Спустя два года, перед моей свадьбой, я снова пришел на аудиенцию к Ребе. В своем письме, не желая задавать Ребе тот же самый вопрос и тщательно выбирая слова, я просто написал, что меня не удовлетворяет то, чем я в настоящее время занимаюсь. Я работал в конторе строительной компании моего отца, и у меня совершенно не было ощущения самореализации. И в то же время рав Ицхак Гронер несколько раз спрашивал меня, не хочу ли я поработать в "Йешива-Центре" – головной организации всех хабадских структур в Австралии. Я упомянул это предложение в своем письме.

Ответ Ребе был очень резким. По сути, он дал мне понять, что работа в "Йешива-Центре" не для меня.
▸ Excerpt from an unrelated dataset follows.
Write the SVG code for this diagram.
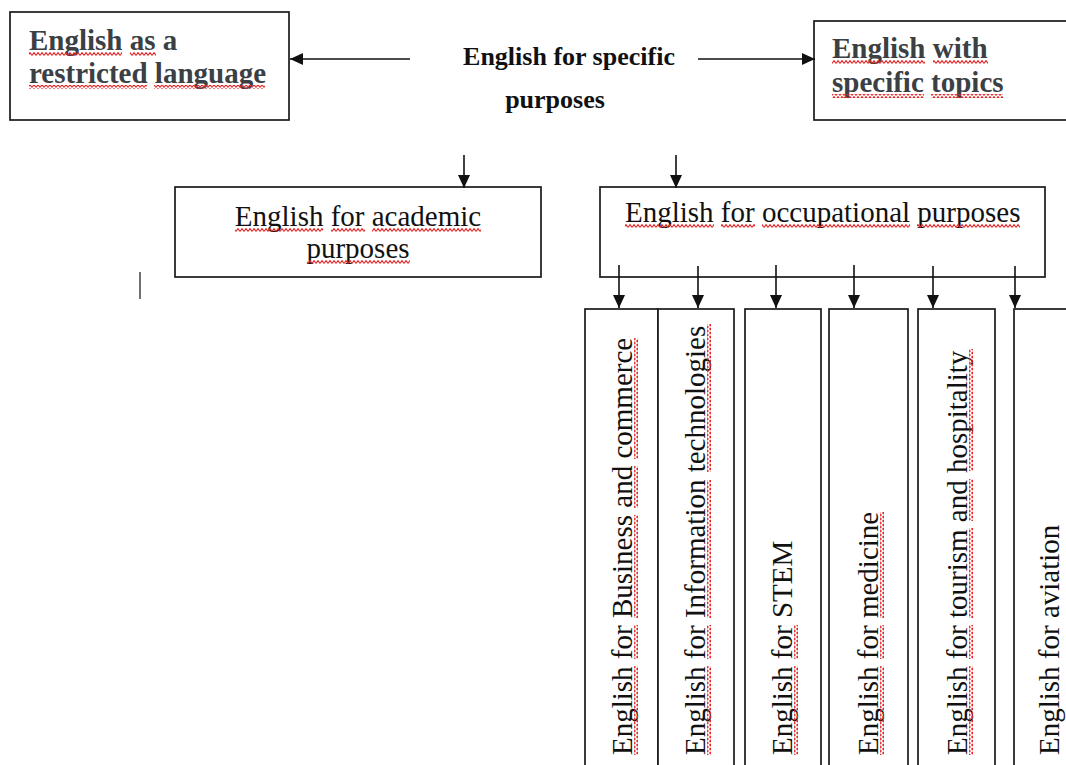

Отметив, что я должен каждый день посвящать определенное время изучению Торы, каким бы ни было мое расписание, он подчеркнул, что мне необходимо оставаться в деловом мире. "Главное – чтобы Тора утвердилась у тебя в душе", – сказал Ребе. Как я понял, он имел в виду, что даже если я трачу на изучение Торы меньше времени, чем на деловые операции, необходимо, чтобы самое важное в моем сердце и в моей жизни было – Тора. Затем Ребе объяснил мне, какие уникальные возможности дает мне работа с моим отцом: "По роду деятельности, которой ты сейчас занимаешься, ты за час можешь добиться большего, чем кто-либо другой за двадцать четыре часа. На бизнесмена люди смотрят не так, как на раввина. Реакция евреев совсем другая, когда к нашему наследию их приближает бизнесмен, а не тот, кому по роду деятельности положено заниматься Торой и заповедями".

Слова Ребе на всю жизнь стали для меня путеводными. По мере своих способностей я следовал его совету, занимаясь деловыми операциями и принимая участие в качестве почетного члена в комитете Хабадских организаций в течение тридцати пяти лет. Каждый день я отводил и отвожу время для изучения Торы, помня, что самое главное – как Тора влияет на меня и на мою семью, насколько моя жизнь соответствует тому, что я изучаю, и как я могу повлиять на свое окружение согласно ее предписаниям.